The fact is the educational establishment is a reactionary beast.  There are only two planks which it does not oppose reflexively: anything that gives more money for teachers, on the one hand, and any policy which reduces teacher and school accountability, on the other.  Anything else is eeeeeevil.

The NZ government's foray into charter schools has been both timid and statist.
  It has put so many rules and regulations, compliance and inspection regimes in place that few would be bothered.  We consequently expect that charter schools in New Zealand will morph into just another state school variant.  Fundamentally successive New Zealand governments have failed to grasp that education is not a religious service.  It is an economic service, part of the service economy.  State controls, let alone monopoly ownership, is inimical to improvement and rising standards of quality under competitive pressure.  New Zealand governments just don't get it.
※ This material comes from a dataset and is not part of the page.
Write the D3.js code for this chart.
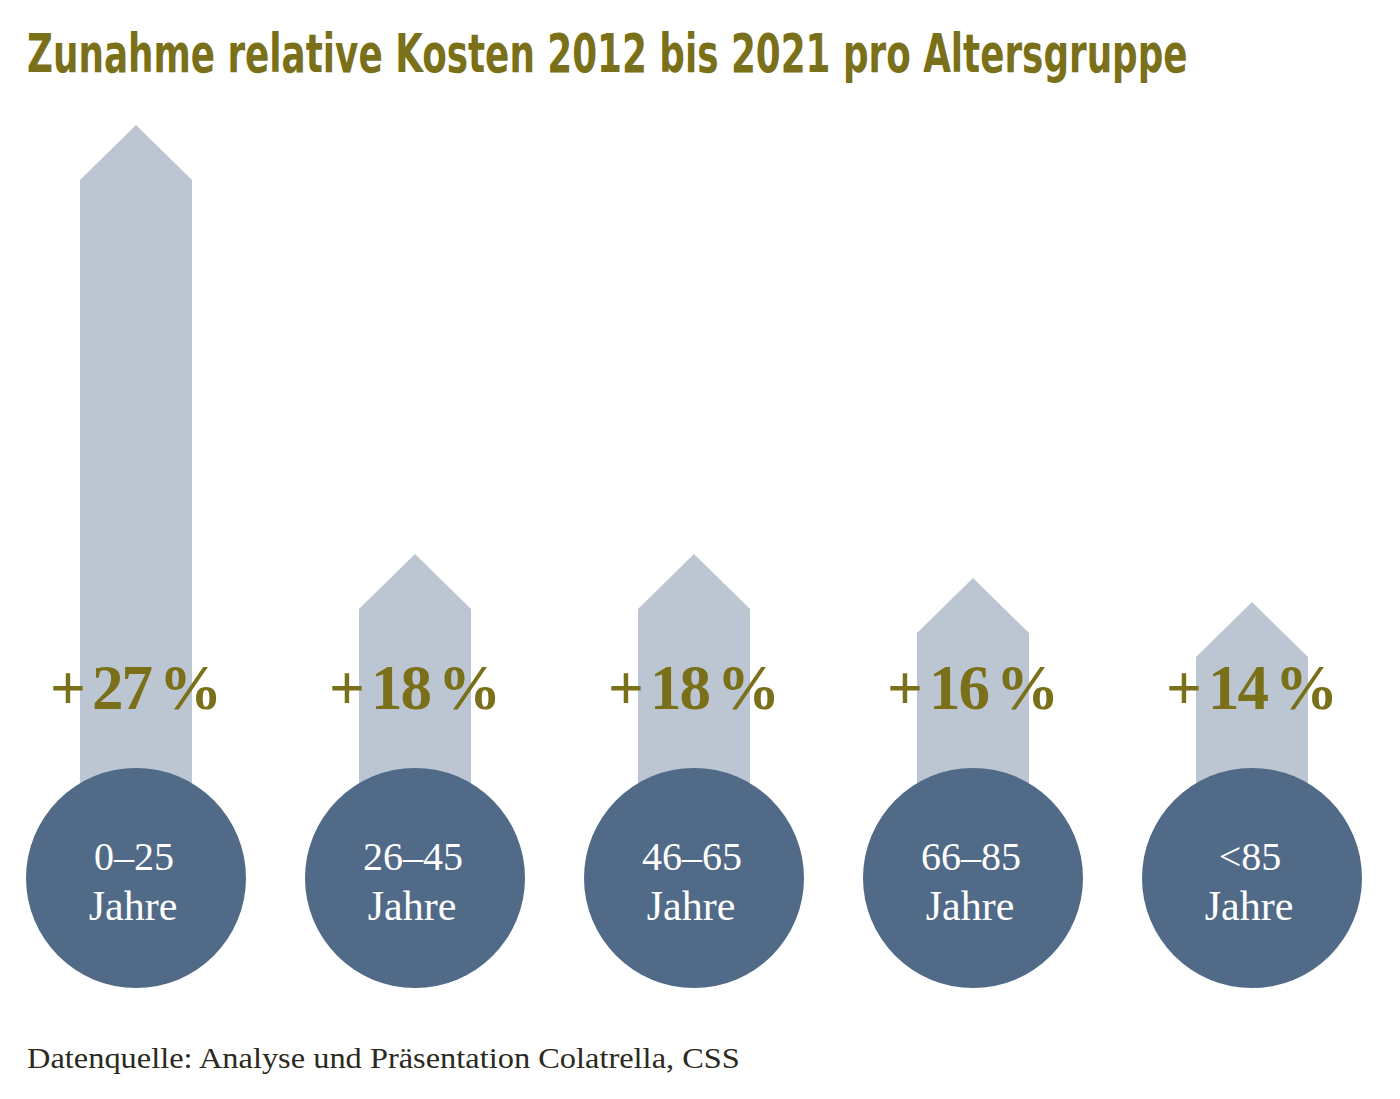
<!DOCTYPE html>
<html>
<head>
<meta charset="utf-8">
<script src="https://cdn.jsdelivr.net/npm/d3@7"></script>
<style>
  body { margin: 0; background: #fff; }
</style>
</head>
<body>
<div class="container"></div>
<script>
const w = 1400, h = 1099;

const groups = ["0–25", "26–45", "46–65", "66–85", "<85"];
const increase = [27, 18, 18, 16, 14];
const title = "Zunahme relative Kosten 2012 bis 2021 pro Altersgruppe";
const source = "Datenquelle: Analyse und Präsentation Colatrella, CSS";

const olive = "#7a7019";
const lightBlue = "#bcc6d3";
const darkBlue = "#506a87";

const svg = d3.select(".container")
  .append("svg")
  .attr("width", w)
  .attr("height", h)
  .attr("viewBox", [0, 0, w, h]);

const xScale = d3.scalePoint()
  .domain(groups)
  .range([136, 1252]);

// the 27 % arrow is drawn stretched in the original, so the scale bends at 18
const yScale = d3.scaleLinear()
  .domain([0, 18, 27])
  .range([770, 554, 125]);

const cy = 878, r = 110, half = 56, head = 55;

// squeeze a text horizontally to a given width
function fitWidth(sel, x, y, width) {
  const len = sel.node().getComputedTextLength();
  sel.attr("transform", `translate(${x},${y}) scale(${width / len},1)`);
}

const titleText = svg.append("text")
  .attr("fill", olive)
  .attr("font-family", "'Liberation Sans Narrow', 'DejaVu Sans Condensed', sans-serif")
  .attr("font-weight", "bold")
  .attr("font-size", 54)
  .text(title);
fitWidth(titleText, 27, 72, 1161);

const data = groups.map((g, i) => ({ group: g, value: increase[i] }));

// arrows
svg.selectAll("path.arrow")
  .data(data)
  .join("path")
  .attr("class", "arrow")
  .attr("fill", lightBlue)
  .attr("d", d => {
    const x = xScale(d.group), tip = yScale(d.value);
    return `M${x - half},${cy} V${tip + head} L${x},${tip} L${x + half},${tip + head} V${cy} Z`;
  });

svg.selectAll("circle")
  .data(data)
  .join("circle")
  .attr("cx", d => xScale(d.group))
  .attr("cy", cy)
  .attr("r", r)
  .attr("fill", darkBlue);

const pct = svg.selectAll("text.pct")
  .data(data)
  .join("text")
  .attr("class", "pct")
  .attr("x", d => xScale(d.group))
  .attr("y", 709)
  .attr("text-anchor", "middle")
  .attr("fill", olive)
  .attr("font-family", "'Liberation Serif', 'DejaVu Serif', serif")
  .attr("font-weight", "bold")
  .attr("font-size", 63);

pct.append("tspan").text("+");
pct.append("tspan").attr("dx", 6).attr("letter-spacing", -2).text(d => d.value);
pct.append("tspan").attr("dx", 8).text("%");

const lab = svg.selectAll("text.lab")
  .data(data)
  .join("text")
  .attr("class", "lab")
  .attr("text-anchor", "middle")
  .attr("fill", "#fff")
  .attr("font-family", "'Liberation Serif', 'DejaVu Serif', serif")
  .attr("font-size", 40);

lab.append("tspan")
  .attr("x", d => xScale(d.group) - 2)
  .attr("y", 870)
  .text(d => d.group);

lab.append("tspan")
  .attr("x", d => xScale(d.group) - 3)
  .attr("y", 920)
  .attr("font-size", 42)
  .text("Jahre");

const sourceText = svg.append("text")
  .attr("fill", "#2b2a20")
  .attr("font-family", "'Liberation Serif', 'DejaVu Serif', serif")
  .attr("font-size", 29)
  .text(source);
fitWidth(sourceText, 27, 1068, 713);
</script>
</body>
</html>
Education, in their troglodyte mindset, is sacred and holy.  It must not be touched by dirty commerce. 

In the light of this background, it is somewhat pleasantly surprising that the NZ Herald carried a piece recently on the successful charter schools started in the US by Andre Agassi, retired tennis champion.
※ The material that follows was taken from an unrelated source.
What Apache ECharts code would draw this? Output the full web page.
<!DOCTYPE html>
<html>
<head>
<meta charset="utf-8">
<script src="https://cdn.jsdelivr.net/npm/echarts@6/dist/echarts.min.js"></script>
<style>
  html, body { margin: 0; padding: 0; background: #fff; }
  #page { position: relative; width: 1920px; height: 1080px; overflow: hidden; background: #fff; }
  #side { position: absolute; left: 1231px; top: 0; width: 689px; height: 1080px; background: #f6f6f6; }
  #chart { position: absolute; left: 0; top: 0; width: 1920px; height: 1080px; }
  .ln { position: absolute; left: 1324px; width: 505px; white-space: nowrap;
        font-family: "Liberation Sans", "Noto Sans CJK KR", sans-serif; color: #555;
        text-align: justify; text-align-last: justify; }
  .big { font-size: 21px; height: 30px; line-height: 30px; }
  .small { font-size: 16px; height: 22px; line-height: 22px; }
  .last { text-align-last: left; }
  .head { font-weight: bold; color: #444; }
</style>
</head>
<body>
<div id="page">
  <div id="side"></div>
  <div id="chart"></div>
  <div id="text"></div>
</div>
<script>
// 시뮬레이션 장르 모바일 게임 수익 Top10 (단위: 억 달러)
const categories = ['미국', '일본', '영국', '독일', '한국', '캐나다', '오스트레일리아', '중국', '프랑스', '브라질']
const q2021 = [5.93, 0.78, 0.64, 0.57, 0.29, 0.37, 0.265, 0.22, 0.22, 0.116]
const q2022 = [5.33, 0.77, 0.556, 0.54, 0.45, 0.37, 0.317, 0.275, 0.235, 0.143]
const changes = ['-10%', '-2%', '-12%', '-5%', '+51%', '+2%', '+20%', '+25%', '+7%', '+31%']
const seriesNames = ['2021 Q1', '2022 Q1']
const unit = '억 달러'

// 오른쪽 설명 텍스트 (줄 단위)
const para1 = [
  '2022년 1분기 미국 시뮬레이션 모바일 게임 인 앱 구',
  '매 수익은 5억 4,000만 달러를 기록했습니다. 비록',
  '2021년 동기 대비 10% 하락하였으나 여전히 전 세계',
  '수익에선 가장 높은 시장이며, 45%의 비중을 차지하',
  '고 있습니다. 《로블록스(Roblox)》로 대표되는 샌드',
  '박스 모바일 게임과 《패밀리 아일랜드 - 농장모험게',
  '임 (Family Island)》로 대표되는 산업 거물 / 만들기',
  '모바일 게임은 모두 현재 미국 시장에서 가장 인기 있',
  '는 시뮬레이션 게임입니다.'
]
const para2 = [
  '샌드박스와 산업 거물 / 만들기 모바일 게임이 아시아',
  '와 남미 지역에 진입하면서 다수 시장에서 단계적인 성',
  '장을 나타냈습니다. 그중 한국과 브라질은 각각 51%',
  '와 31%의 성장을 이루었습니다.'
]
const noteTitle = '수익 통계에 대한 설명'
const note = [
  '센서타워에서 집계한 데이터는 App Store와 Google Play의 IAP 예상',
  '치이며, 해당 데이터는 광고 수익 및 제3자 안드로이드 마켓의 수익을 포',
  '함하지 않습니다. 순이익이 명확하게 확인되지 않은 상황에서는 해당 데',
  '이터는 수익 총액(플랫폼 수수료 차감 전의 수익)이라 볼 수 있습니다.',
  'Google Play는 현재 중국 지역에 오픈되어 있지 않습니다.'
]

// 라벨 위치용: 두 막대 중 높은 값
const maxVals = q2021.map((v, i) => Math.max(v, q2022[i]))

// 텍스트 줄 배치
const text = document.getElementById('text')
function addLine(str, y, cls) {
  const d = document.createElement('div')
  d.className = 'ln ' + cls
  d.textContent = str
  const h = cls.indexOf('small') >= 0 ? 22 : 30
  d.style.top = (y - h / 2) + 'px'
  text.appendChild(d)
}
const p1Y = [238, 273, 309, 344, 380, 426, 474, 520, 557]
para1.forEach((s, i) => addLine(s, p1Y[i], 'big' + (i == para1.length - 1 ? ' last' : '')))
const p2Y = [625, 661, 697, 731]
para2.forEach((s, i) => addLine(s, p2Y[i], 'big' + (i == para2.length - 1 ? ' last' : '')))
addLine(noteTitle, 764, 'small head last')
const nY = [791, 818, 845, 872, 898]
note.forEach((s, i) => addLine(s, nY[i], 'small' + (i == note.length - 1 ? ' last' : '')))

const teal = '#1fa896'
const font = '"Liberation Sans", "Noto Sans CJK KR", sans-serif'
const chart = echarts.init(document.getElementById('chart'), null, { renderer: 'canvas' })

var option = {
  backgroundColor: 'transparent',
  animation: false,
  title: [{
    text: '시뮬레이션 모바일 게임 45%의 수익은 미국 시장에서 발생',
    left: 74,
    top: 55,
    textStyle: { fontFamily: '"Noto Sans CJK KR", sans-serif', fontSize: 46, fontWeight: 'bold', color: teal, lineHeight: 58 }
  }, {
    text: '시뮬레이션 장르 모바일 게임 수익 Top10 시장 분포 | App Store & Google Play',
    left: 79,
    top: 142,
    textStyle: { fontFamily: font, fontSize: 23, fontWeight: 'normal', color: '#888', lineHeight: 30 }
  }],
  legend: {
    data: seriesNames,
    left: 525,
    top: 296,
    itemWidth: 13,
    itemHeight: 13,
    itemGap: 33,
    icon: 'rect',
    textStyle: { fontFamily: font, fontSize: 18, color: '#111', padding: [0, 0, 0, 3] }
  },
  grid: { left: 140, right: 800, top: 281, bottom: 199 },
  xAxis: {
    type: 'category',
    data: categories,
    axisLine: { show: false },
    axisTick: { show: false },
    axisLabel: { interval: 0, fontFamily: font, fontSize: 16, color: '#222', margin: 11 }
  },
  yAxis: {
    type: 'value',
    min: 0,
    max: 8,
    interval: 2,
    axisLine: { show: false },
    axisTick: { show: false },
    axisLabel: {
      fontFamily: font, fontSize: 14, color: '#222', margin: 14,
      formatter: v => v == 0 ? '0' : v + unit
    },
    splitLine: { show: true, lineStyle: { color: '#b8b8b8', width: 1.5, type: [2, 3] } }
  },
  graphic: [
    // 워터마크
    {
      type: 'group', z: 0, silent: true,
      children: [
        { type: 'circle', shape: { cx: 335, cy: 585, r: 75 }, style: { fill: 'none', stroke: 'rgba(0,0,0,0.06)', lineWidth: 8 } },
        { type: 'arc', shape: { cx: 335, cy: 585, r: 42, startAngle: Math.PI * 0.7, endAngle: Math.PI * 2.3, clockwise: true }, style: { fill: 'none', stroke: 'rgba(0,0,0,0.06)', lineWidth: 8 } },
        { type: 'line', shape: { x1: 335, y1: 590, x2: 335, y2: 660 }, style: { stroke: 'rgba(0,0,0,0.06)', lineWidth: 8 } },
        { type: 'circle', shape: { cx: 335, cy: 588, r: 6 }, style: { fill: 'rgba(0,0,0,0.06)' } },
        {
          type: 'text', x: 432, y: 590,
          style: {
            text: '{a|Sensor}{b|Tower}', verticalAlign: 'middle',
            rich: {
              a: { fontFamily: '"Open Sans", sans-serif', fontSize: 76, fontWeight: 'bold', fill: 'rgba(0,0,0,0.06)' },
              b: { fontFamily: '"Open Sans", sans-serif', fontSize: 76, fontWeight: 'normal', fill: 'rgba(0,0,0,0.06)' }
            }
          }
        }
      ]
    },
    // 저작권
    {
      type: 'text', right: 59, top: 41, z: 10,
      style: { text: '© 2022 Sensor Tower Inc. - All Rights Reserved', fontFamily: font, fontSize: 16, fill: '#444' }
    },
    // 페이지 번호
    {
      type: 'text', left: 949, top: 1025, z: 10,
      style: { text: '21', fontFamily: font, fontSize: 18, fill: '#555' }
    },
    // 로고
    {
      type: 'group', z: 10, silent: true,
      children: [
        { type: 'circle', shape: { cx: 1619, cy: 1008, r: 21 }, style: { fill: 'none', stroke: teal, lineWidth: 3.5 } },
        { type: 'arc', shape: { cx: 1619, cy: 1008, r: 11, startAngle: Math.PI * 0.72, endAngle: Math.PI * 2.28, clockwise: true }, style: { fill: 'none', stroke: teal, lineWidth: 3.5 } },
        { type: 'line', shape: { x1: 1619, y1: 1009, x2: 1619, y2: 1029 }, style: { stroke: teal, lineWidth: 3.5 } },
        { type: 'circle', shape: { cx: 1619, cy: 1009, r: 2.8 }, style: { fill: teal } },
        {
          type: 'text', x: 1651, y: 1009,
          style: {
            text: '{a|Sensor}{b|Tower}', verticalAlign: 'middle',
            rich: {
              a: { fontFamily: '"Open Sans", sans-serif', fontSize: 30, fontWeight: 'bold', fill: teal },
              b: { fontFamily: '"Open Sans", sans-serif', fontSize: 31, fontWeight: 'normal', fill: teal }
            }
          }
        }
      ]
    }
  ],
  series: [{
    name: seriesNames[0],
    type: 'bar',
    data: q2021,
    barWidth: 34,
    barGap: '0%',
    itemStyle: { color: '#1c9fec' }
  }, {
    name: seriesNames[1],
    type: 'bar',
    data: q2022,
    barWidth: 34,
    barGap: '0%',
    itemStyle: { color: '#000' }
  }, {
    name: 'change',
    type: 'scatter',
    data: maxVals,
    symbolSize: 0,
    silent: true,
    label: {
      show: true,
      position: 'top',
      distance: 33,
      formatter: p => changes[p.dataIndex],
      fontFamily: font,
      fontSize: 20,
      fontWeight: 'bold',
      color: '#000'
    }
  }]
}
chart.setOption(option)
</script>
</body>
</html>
His campaign began 14 years ago, with the establishment of the Andre Agassi Preparatory Academy in a run-down part of Las Vegas, and is still expanding.  By the end of this year, Agassi hopes to have extended his tally of charter schools (which are similar in spirit to our own free schools) to more than 100, spread from Nevada to Tennessee.

"The USA has dropped to 29th in the world when it comes to educating our children," Agassi told The Daily Telegraph. "The demand for good schooling is huge, but the infrastructure is not there.  Rather than wait for the government to do the job, I wanted to create a model that would be scalable and sustainable.  The idea is to find partners on each job, investors who aren't looking to give their money away, but neither do they insist on having an annual return of 20 per cent.  I'm in an exciting place where I can raise $175 million of funding in 15 minutes of phone calls, and the total we have gathered so far is well north of $1 billion." . . .
The Agassi charter schools have been remarkably successful.  Let's hope similar philanthropy will emerge in New Zealand, to make the government more and more redundant in the education service sector.  We suspect that the current official approach to charter schools will fail to attract wealthy donors. Far too much of their money would be burnt up perpetually reporting to the Ministry of Education.